Dr. Isis has posted a nice take-down of the piece focusing on the age old testy relationship between scientists and journalists. My bigger concern with the editorial is that it is clear that Murray has no idea what a blog is, yet feels justified in writing an article about blogging. Here's a telling sentence:
Bloggers are entrepreneurs who sell “news” (more properly, opinion) to mass media: internet, radio, TV, and to some extent print news. In former days, these individuals would be referred to as “freelance writers”, which they still are; the creation of the modern non-word “blogger” does not change the purveyor.
Wrong! Wrong! Wrong! A freelance writer does sell articles to established media entities. Bloggers mostly write for their own blog (hence the "non-word" blog-ger). There are of course those who are hired to blog for major media outlets like Scientific American or Wired, but then they are essentially columnists (in fact, many of the columnists at The New York Times have NYTimes blogs at the request of the newspaper).
This magnifies, for the lay reader, the dual problems in assessing credibility: a) not having a single stable employer (like a newspaper, which can insist on credentials and/or education background) frees the blogger from the requirement of consistent information reliability ... Who are the fact-checkers now?
Wait, newspapers don't insist on credentials and don't fact-check the stories they get from freelancers? Why is Murray complaining about bloggers, then? In any case, it's not like journals like Analytic Chemistry do a good job of fact-checking what they publish or that they stop publishing papers by people whose results never replicate. Journal editors living in glass houses...

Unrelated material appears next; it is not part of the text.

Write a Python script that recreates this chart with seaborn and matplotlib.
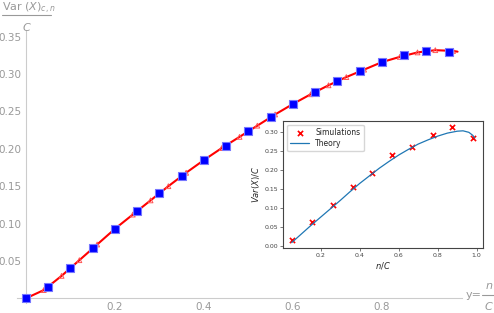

This focus on credentials is a bit odd -- I thought truth was the only credential a scientist needed -- and in any case seriously misplaced. I challenge Murray to find a popular science blog written by someone who is neither a fully-credentialed scientist writing about his/her area of expertise, nor a well-established science journalist working for a major media outlet.

Are there crack-pot bloggers out there? Sure. But most don't have much of an audience (certainly, their audience is smaller than the fact-checked, establishment media-approved Glenn Beck). Instead, we have a network of scientists and science enthusiasts discussing, analyzing and presenting science. What's to hate about that?

3 comments:

Bob Carpenter said...

"I thought truth was the only credential a scientist needed."

Well said!

I wonder if the people complaining about scientific blogs either have not read blogs or don't understand what's useful in their own fields.

Or is it just status consciousness?

Anonymous said...

The link in "Dr. Isis has posted" is broken - goes to an XML document containing an error message and nothing more.

GamesWithWords said...

That's annoying. That was the trackback link. I switched to the normal link, which should work.